Layering isn’t a new concept for those of you who have taught other disciplines. In aerobics, for example, you would teach the warm-up, gradually building your routine to add choreography, turns, arms, whoops and jumps until your final version at the end for those who could manage it whilst others would have a less fancy version along the way. All stages would still be safe and effective for the participants.

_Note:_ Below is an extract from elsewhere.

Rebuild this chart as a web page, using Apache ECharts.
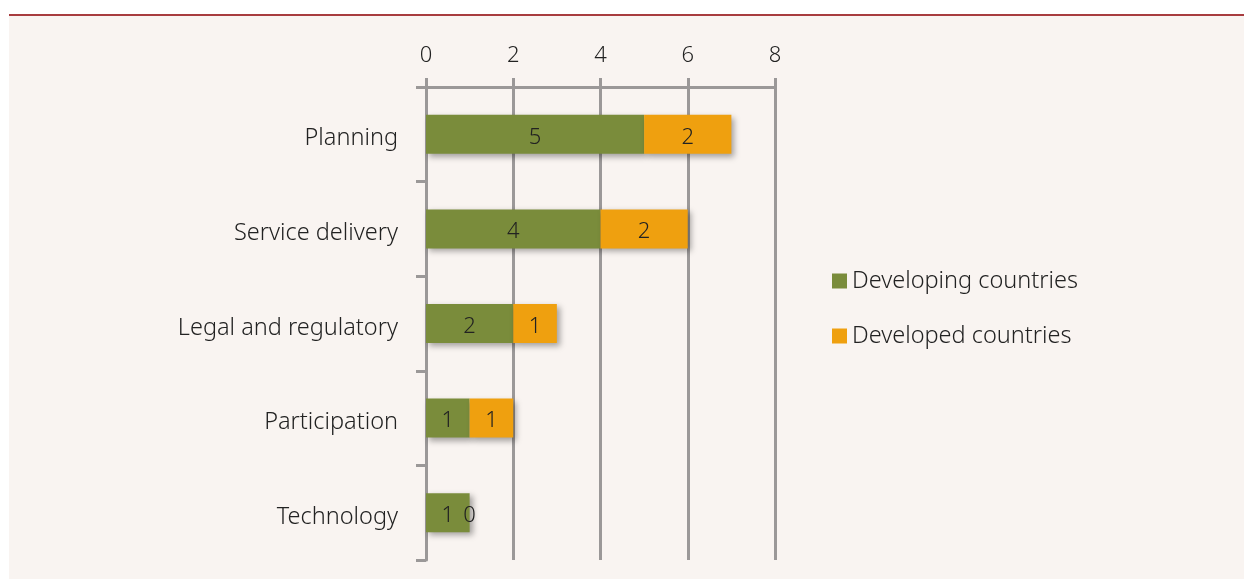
<!DOCTYPE html>
<html>
<head>
<meta charset="utf-8">
<script src="https://cdn.jsdelivr.net/npm/echarts@6/dist/echarts.min.js"></script>
<style>
  html, body { margin: 0; padding: 0; background: #ffffff; }
  .frame {
    position: absolute;
    left: 9px; top: 14px; width: 1235px; height: 564px;
    background: #f9f4f1;
    border-top: 2px solid #a83c3f;
  }
  #chart { position: absolute; left: -9px; top: -16px; width: 1244px; height: 579px; }
</style>
</head>
<body>
<div class="frame"><div id="chart"></div></div>
<script>
const categories = ['Planning', 'Service delivery', 'Legal and regulatory', 'Participation', 'Technology'];
const developing = [5, 4, 2, 1, 1];
const developed = [2, 2, 1, 1, 0];
const xTicks = [0, 2, 4, 6, 8];

const myChart = echarts.init(document.getElementById('chart'));
const font = '"Noto Sans", sans-serif';
const labelStyle = {
  show: true,
  position: 'inside',
  offset: [0, 3],
  color: '#222',
  fontSize: 22,
  fontFamily: font,
  fontWeight: 300
};
const shadow = {
  shadowColor: 'rgba(0,0,0,0.35)',
  shadowBlur: 6,
  shadowOffsetX: 3,
  shadowOffsetY: 3
};

const option = {
  animation: false,
  grid: { left: 426, right: 469, top: 87, bottom: 19 },
  legend: {
    orient: 'vertical',
    left: 827,
    top: 264,
    itemWidth: 15,
    itemHeight: 15,
    itemGap: 31,
    icon: 'rect',
    textStyle: { fontSize: 23.5, fontFamily: font, fontWeight: 300, color: '#222', padding: [3, 0, 0, 0] },
    data: ['Developing countries', 'Developed countries']
  },
  xAxis: {
    type: 'value',
    position: 'top',
    min: 0,
    max: 8,
    interval: 2,
    axisLine: { show: true, lineStyle: { color: '#9b9898', width: 3 } },
    axisTick: { show: true, length: 9, lineStyle: { color: '#9b9898', width: 3 } },
    splitLine: { show: true, lineStyle: { color: '#9b9898', width: 3 } },
    axisLabel: {
      margin: 20,
      fontSize: 22,
      fontFamily: font,
      fontWeight: 300,
      color: '#222',
      formatter: v => xTicks.includes(v) ? String(v) : ''
    }
  },
  yAxis: {
    type: 'category',
    inverse: true,
    data: categories,
    axisLine: { show: true, lineStyle: { color: '#9b9898', width: 3 } },
    axisTick: { show: true, length: 10, lineStyle: { color: '#9b9898', width: 3 } },
    axisLabel: {
      margin: 28,
      formatter: v => '{c|' + v + '}',
      rich: {
        c: {
          fontSize: 23.5,
          fontFamily: font,
          fontWeight: 300,
          color: '#222',
          padding: [9, 0, 0, 0]
        }
      }
    }
  },
  series: [
    {
      name: 'Developing countries',
      type: 'bar',
      stack: 'total',
      barWidth: 39,
      data: developing,
      itemStyle: Object.assign({ color: '#7a8c3b' }, shadow),
      label: labelStyle
    },
    {
      name: 'Developed countries',
      type: 'bar',
      stack: 'total',
      barWidth: 39,
      data: developed,
      itemStyle: Object.assign({ color: '#efa00f' }, shadow),
      label: labelStyle
    }
  ]
};
myChart.setOption(option);
</script>
</body>
</html>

Every participant needs a safe option to perform at all times. I have been to many classes where the instructor has taught the warm- up and then gone straight into an exercise (like the Push Up), then 2 or 3 reps later they would verbally indicate the lower option. This meant the most vulnerable and injured clients would have performed 2 or 3 reps of something that was unsafe for them to do and they were then expected to understand and perform a lower option they hadn’t seen or been set up for. They also needed the awareness to understand what the instructor meant and the ability to transfer their teaching points from one version of the exercise to a lower version. This is a lot to ask from essentially a beginner who would most likely feel a little demotivated if an exercise was hard followed by an easier option. It would be a far better learning experience to build confidence and layer the intensity gradually.
Effectiveness is of major importance. It would be difficult for clients to achieve the wonderful benefits of Pilates if they have poor technique leading to an ineffective version of an exercise. As instructors we need to be passionate about ensuring people work at their own level, which is the correct level for them, so they can get the most out of the exercise.
The difference between layering and layering well is the language you use. If you simply go through the motions of layering saying things like “and now we will …..” or “the harder option is ….” then you haven’t made it okay for clients to stay at the lower option. In fact your preference as the instructor should be that they perform the lower layer brilliantly. You don’t really want them all to move on to the next layer, so adjust your language to suit. Explain why you really would prefer them to do the option they are already doing well, then you may find you can look around the room and everyone is working at different levels. They are all focused on their own techniques and they know the next option is not for them today. This would be a fabulous result.
Use phrases like “Think about where your transverse is” (you will have told them in their initial set-up); “Think about what it is looking after (your spine)”; “Really check it with your hand to see if it pops up when you lift your second leg”; “We are, quite literally, hanging the weight of both your legs off your spine, and if your transverse isn’t supporting the spine it’s not ideal, so we need your transverse to get stronger. How – by doing one leg at a time with perfect technique. Doing both legs badly won’t strengthen it”; “Really take the time to focus on your own technique”; “This is your back“; “This is your core”; “I need you to know how to keep your transverse in against the weight of those legs”; “Only do what you are comfortable doing today.” ‘Today’ is a great word to use. It gives people the okay to take a low level today because tomorrow they might try a harder one.
Once you have your layers logically ordered, your language to teach them rehearsed and you begin teaching this way, you’ll find your participants have far better technique. They’ll tell you how hard they are finding the exercises now (because they have focused more on their technique and performed the exercise correctly). You’ll still need to observe, but hopefully, there won’t be as many participants to correct, which means you have time to reinforce teaching points for the benefit of everyone, which can only improve your class further.